The same dynamics are at play in the Movement for Black Lives and the outcry for police divestment that exploded within the hearts of the world’s imperial metropoles over the summer, but the institutions needed to facilitate a great transformation towards police abolition remain weak. Ultimately for Wright, to build the foundations for economic democracy means that institutions need to accommodate or work with all against capitalism.
Left-of-centre political parties, damaged after a drift towards the extreme centre, ought to embrace their left-wings if they are to survive, and new electoral parties of the left face the same problems of starting from scratch. Meanwhile, militant leftists cannot overlook the renewed energy of social movements that are emerging from the failures of capitalism that are becoming increasingly difficult to ignore. New or renewed institutions to bring about greater economic democracy such as universal basic income, democratized firms, public banking, and other state-provided goods and services are not projects that need to compete with one another—they are complementary and should be taken as a package together to erode capitalism. Institutions that focus on one strategy of anti-capitalism against the other will not flourish without bringing all into their demos.
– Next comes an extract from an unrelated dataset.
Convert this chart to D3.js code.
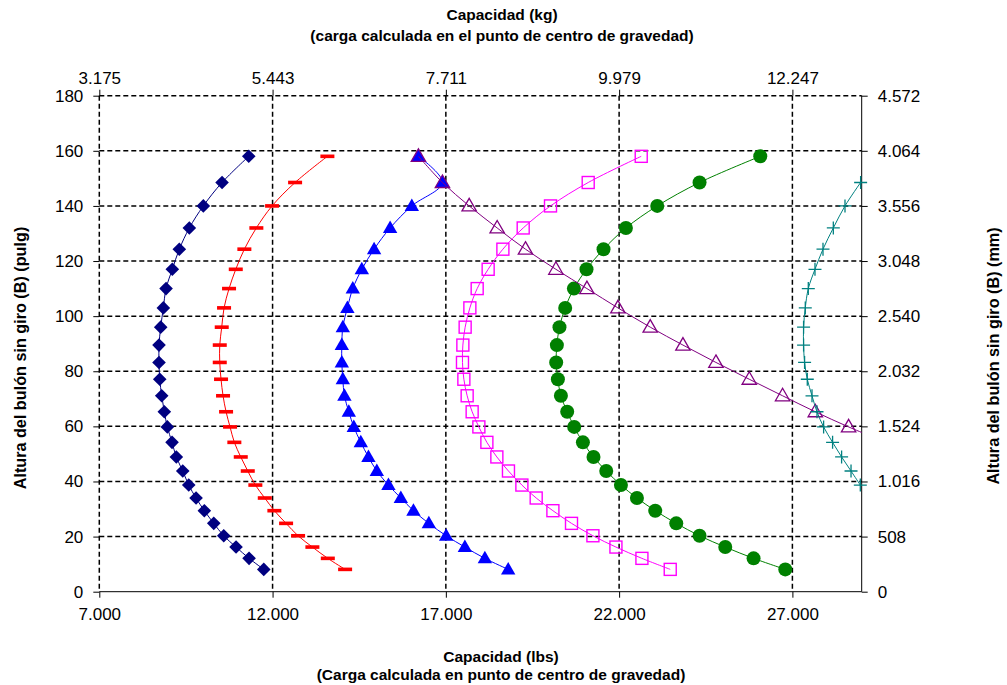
<html>
<head>
<script src="https://d3js.org/d3.v7.min.js"></script>
<style>
    body { margin: 0; background: #fff; }
    svg { font-family: "Liberation Sans", Arial, sans-serif; }
    .grid line { stroke: #000; stroke-width: 1.5px; stroke-dasharray: 5,3; }
    .axis path, .axis line { stroke: #000; stroke-width: 1px; }
    .axis text { font-size: 17px; fill: #000; }
    .title { font-size: 15.5px; font-weight: bold; fill: #000; }
    .vtitle { font-size: 16.2px; }
</style>
</head>
<body>
<svg id="chart" width="1007" height="685"></svg>
<script>
    // shared heights (pulg) of the points, top to bottom
    var heights = [158, 148.5, 140, 132, 124.3, 117, 110, 103, 96, 89.5, 83.2, 77.1, 71.1, 65.3, 59.8, 54.2, 48.9, 43.8, 38.7, 34, 29.4, 24.8, 20.3, 16.2, 12.1, 8.1];

    // capacity (lbs) of each series at those heights
    var navy    = [11313, 10542, 10002, 9598, 9309, 9107, 8926, 8848, 8772, 8723, 8723, 8744, 8801, 8876, 8963, 9099, 9223, 9408, 9581, 9792, 10031, 10303, 10591, 10946, 11322, 11746];
    var red     = [13582, 12650, 11986, 11532, 11186, 10938, 10744, 10600, 10533, 10476, 10476, 10513, 10571, 10658, 10773, 10897, 11082, 11284, 11503, 11775, 12052, 12390, 12736, 13149, 13594, 14093];
    var blue    = [16209, 16902, 16018, 15392, 14930, 14575, 14315, 14159, 14027, 13998, 13998, 14027, 14073, 14200, 14344, 14546, 14766, 15008, 15343, 15701, 16065, 16509, 17009, 17549, 18126, 18799];
    var magenta = [22638, 21108, 20020, 19232, 18646, 18221, 17904, 17693, 17557, 17491, 17480, 17520, 17615, 17759, 17953, 18184, 18472, 18807, 19194, 19607, 20089, 20626, 21244, 21908, 22658, 23475];
    var green   = [26073, 24321, 23100, 22196, 21550, 21059, 20695, 20444, 20279, 20204, 20184, 20233, 20320, 20502, 20704, 20955, 21261, 21628, 22052, 22514, 23042, 23649, 24321, 25063, 25880, 26795];
    var purple  = [16209, 16902, 17673, 18481, 19298, 20176, 21071, 21965, 22898, 23842, 24794, 25756, 26717, 27661, 28622, 29700, null, null, null, null, null, null, null, null, null, null];
    var teal    = [null, 28969, 28518, 28181, 27883, 27652, 27459, 27372, 27323, 27323, 27352, 27430, 27566, 27710, 27901, 28160, 28420, 28692, 28960, null, null, null, null, null, null, null];

    var xTicks = [7000, 12000, 17000, 22000, 27000];
    var yTicks = [0, 20, 40, 60, 80, 100, 120, 140, 160, 180];
    var xDomain = [7000, 29000];
    var yDomain = [0, 180];

    var series = [
        { name: 'navy',    values: navy,    color: '#000080', marker: 'diamond' },
        { name: 'red',     values: red,     color: '#FF0000', marker: 'dash' },
        { name: 'blue',    values: blue,    color: '#0000FF', marker: 'triangle' },
        { name: 'magenta', values: magenta, color: '#FF00FF', marker: 'square' },
        { name: 'green',   values: green,   color: '#008000', marker: 'circle' },
        { name: 'purple',  values: purple,  color: '#800080', marker: 'opentri' },
        { name: 'teal',    values: teal,    color: '#008080', marker: 'plus' }
    ];

    var svg = d3.select('#chart');
    var margin = { top: 95.7, left: 99.3, right: 145.3, bottom: 93.3 };
    var width = +svg.attr('width') - margin.left - margin.right;
    var height = +svg.attr('height') - margin.top - margin.bottom;
    var g = svg.append('g')
        .attr('transform', 'translate(' + margin.left + ',' + margin.top + ')');

    var x = d3.scaleLinear().domain(xDomain).range([0, width]);
    var y = d3.scaleLinear().domain(yDomain).range([height, 0]);

    var loc = d3.formatLocale({ decimal: ',', thousands: '.', grouping: [3], currency: ['', ''] });
    var fmt = loc.format(',.0f');

    // grid
    var grid = g.append('g').attr('class', 'grid');
    grid.selectAll('.h').data(yTicks.filter(function(d) { return d > 0; }))
        .enter().append('line')
        .attr('x1', 0).attr('x2', width)
        .attr('y1', function(d) { return y(d); }).attr('y2', function(d) { return y(d); });
    grid.selectAll('.v').data(xTicks)
        .enter().append('line')
        .attr('y1', 0).attr('y2', height)
        .attr('x1', function(d) { return x(d); }).attr('x2', function(d) { return x(d); });

    // axes
    var axB = g.append('g').attr('class', 'axis')
        .attr('transform', 'translate(0,' + height + ')')
        .call(d3.axisBottom(x).tickValues(xTicks).tickSize(6).tickSizeOuter(0).tickPadding(10).tickFormat(fmt));
    axB.select('.domain').attr('d', 'M0,0H' + width);

    var axT = g.append('g').attr('class', 'axis')
        .call(d3.axisTop(x).tickValues(xTicks).tickSize(6).tickSizeOuter(0).tickPadding(6)
            .tickFormat(function(d) { return fmt(d * 0.45359237); }));
    axT.select('.domain').remove();

    var axL = g.append('g').attr('class', 'axis')
        .call(d3.axisLeft(y).tickValues(yTicks).tickSize(6).tickSizeOuter(0).tickPadding(10));
    axL.select('.domain').remove();

    var axR = g.append('g').attr('class', 'axis')
        .attr('transform', 'translate(' + width + ',0)')
        .call(d3.axisRight(y).tickValues(yTicks).tickSize(6).tickSizeOuter(0).tickPadding(10)
            .tickFormat(function(d) { return fmt(d * 25.4); }));
    axR.select('.domain').attr('d', 'M0,0V' + height);

    // clip for the lines
    svg.append('defs').append('clipPath').attr('id', 'plot-clip')
        .append('rect').attr('width', width).attr('height', height);

    var line = d3.line()
        .defined(function(d) { return d.v != null; })
        .x(function(d) { return x(d.v); })
        .y(function(d) { return y(d.h); })
        .curve(d3.curveCatmullRom.alpha(0.5));

    var tri = 'M0,-7.5L7.2,5L-7.2,5Z';

    series.forEach(function(s) {
        var pts = s.values.map(function(v, i) { return { v: v, h: heights[i] }; });
        var shown = pts.filter(function(d) { return d.v != null && d.v <= xDomain[1]; });

        g.append('path')
            .datum(pts.filter(function(d) { return d.v != null; }))
            .attr('clip-path', 'url(#plot-clip)')
            .attr('fill', 'none')
            .attr('stroke', s.color)
            .attr('stroke-width', 1)
            .attr('d', line);

        var m = g.append('g').selectAll('g').data(shown).enter().append('g')
            .attr('transform', function(d) { return 'translate(' + x(d.v) + ',' + y(d.h) + ')'; });

        if (s.marker === 'diamond') {
            m.append('path').attr('d', 'M0,-6.8L6.8,0L0,6.8L-6.8,0Z').attr('fill', s.color);
        } else if (s.marker === 'dash') {
            m.append('rect').attr('x', -7).attr('y', -1.8).attr('width', 14).attr('height', 3.6).attr('fill', s.color);
        } else if (s.marker === 'triangle') {
            m.append('path').attr('d', tri).attr('fill', s.color);
        } else if (s.marker === 'square') {
            m.append('rect').attr('x', -6).attr('y', -6).attr('width', 12).attr('height', 12)
                .attr('fill', 'none').attr('stroke', s.color).attr('stroke-width', 1.4);
        } else if (s.marker === 'circle') {
            m.append('circle').attr('r', 7).attr('fill', s.color);
        } else if (s.marker === 'opentri') {
            m.append('path').attr('d', tri).attr('fill', 'none').attr('stroke', s.color).attr('stroke-width', 1.3);
        } else if (s.marker === 'plus') {
            m.append('path').attr('d', 'M-6.5,0H6.5M0,-6.5V6.5').attr('stroke', s.color).attr('stroke-width', 1.3);
        }
    });

    // titles
    svg.append('text').attr('class', 'title').attr('x', 502).attr('y', 20).attr('text-anchor', 'middle').text('Capacidad (kg)');
    svg.append('text').attr('class', 'title').attr('x', 502).attr('y', 41).attr('text-anchor', 'middle').text('(carga calculada en el punto de centro de gravedad)');
    svg.append('text').attr('class', 'title').attr('x', 501).attr('y', 662).attr('text-anchor', 'middle').text('Capacidad (lbs)');
    svg.append('text').attr('class', 'title').attr('x', 501).attr('y', 680).attr('text-anchor', 'middle').text('(Carga calculada en punto de centro de gravedad)');
    svg.append('text').attr('class', 'title vtitle').attr('text-anchor', 'middle')
        .attr('transform', 'translate(26,358) rotate(-90)').text('Altura del bulón sin giro (B) (pulg)');
    svg.append('text').attr('class', 'title vtitle').attr('text-anchor', 'middle')
        .attr('transform', 'translate(999,356) rotate(-90)').text('Altura del bulón sin giro (B) (mm)');
</script>
</body>
</html>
Though “Orwellian” is again misused in the contemporary moment to describe the January storming of the US Capitol, George Orwell’s Homage to Catalonia is a better illustration of the consequences when a left Popular Front fails to realize another possible world. This left that fights amongst itself loses against the rising tide of fascist tendencies, empowered by the capitalist machine. How to be an Anti-capitalist in the 21st century wants its readers to know that:
First, another world is indeed possible. Second, it could improve the conditions for human flourishing for most people. Third, elements of this new world are already being created in the world as it is. And finally, there are ways to move from here to there. Anti-capitalism is possible not simply as a moral stance towards the harms and injustices in the world in which we live, but as a practical stance towards building an alternative for greater human flourishing.
While not a heroic call to arms, Wright’s last book is useful in its analysis and concise in its strategy. His life’s work imagined utopia, and while some may find this manifesto too tame of a project or too naïve to embark upon, it ought to be a great starting point for those who feel stuck in capitalism’s contemporary quagmire and have yet to envision a socialist alternative.
Clement Nocos is an Ottawa-based policy analyst and writer.